What is it?
Audi’s latest exploration of combustion engine fuels that don’t rely on petrochemicals sucked from the ground. A pilot factory is being constructed in Switzerland that will produce up to 400,000 litres of e-diesel per year using nothing but renewable energy and water.
How does it work?
When complete, the industrial lab in Laufenburg will use electricity from a neighbouring hydroelectric power station to split water into hydrogen and oxygen. In the second stage of processing, the hydrogen is combined with CO2 that is either extracted from the atmosphere or waste from other industrial processes instead of being released to the environment as a greenhouse gas.
In a secret reverse water-gas shift reaction, the hydrogen and CO2 form long hydrocarbon chains, and in the final stage, a Fischer- Tropsch reactor trims the long chains into shorter molecules – synthetic diesel.
Why does it matter?
Until now, it was largely assumed the only way to break a vehicle’s dependence on fossil fuels was through electrification, but Audi’s completely synthetic fuel allows the continued use of combustion engines without drilling for oil.
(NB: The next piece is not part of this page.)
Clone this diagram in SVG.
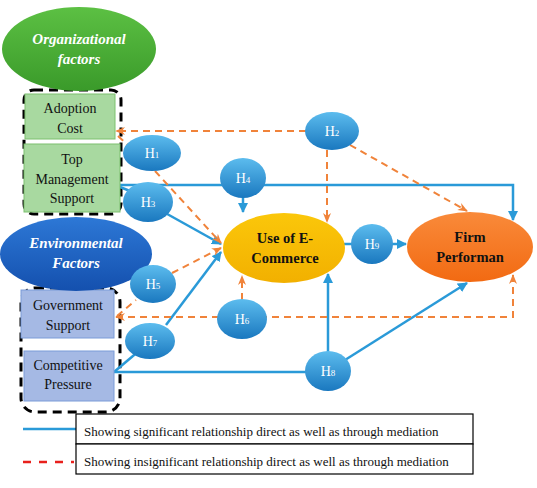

Not only does a man-made diesel fuel shake free the shackles of crude oil, the production method is also carbon neutral, which presents the possibility of a diesel-burning Audi with a carbon footprint of zero.
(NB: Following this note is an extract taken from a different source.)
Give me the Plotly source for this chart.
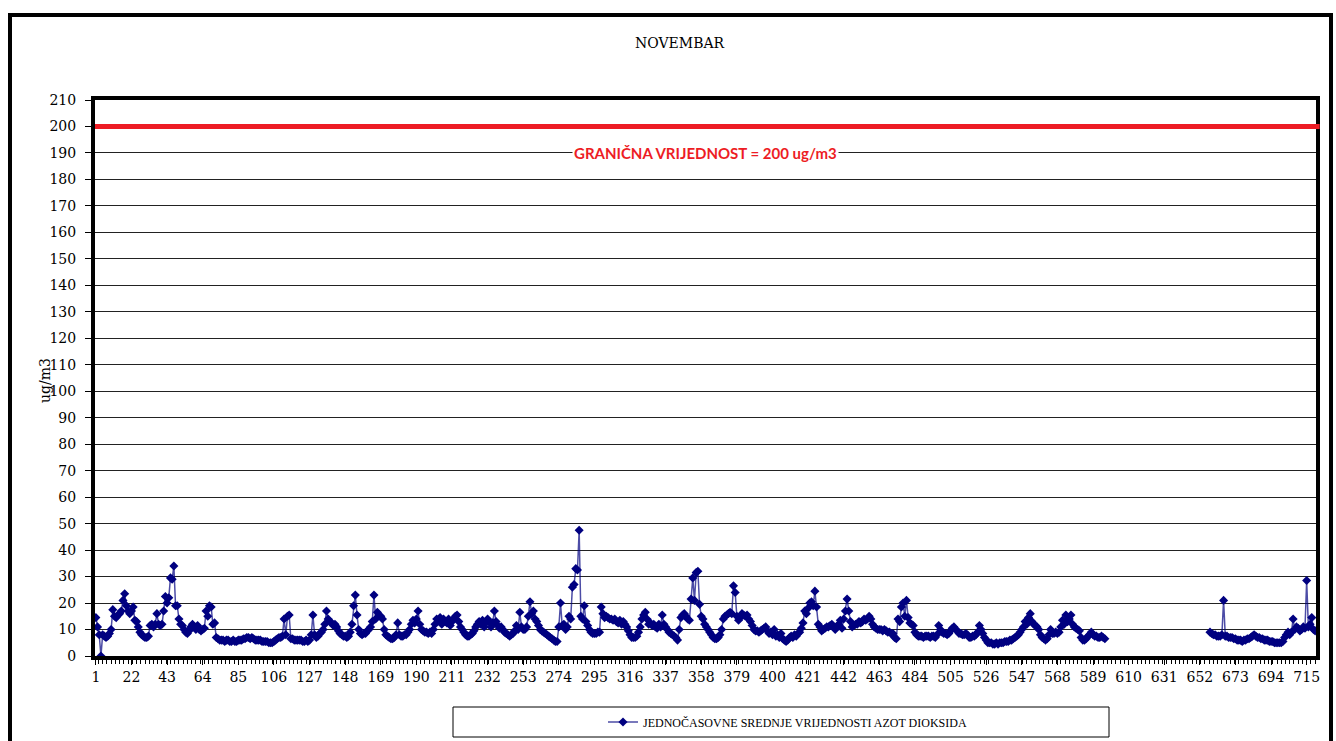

While burning fossil fuels releases carbon to the atmosphere that was locked away in oil reserves, Audi’s process takes carbon already present in the atmosphere or from waste applications, while electrolysis adds more oxygen to the environment.
Like any new technology, the first drops of Audimade fuel will be very expensive, but as the operation is upscaled and optimised, the likelihood of finding e-diesel at a bowser increases.
Clever path maize
Audi has already explored the potential of other synthetic fuels. A pilot factory in France and a newer site in Leipzig are turning cornderived glucose into ‘e-benzin’ or synthetic petrol without the need for oil, while other previous projects have created e-gas synthetic methane and e-ethanol.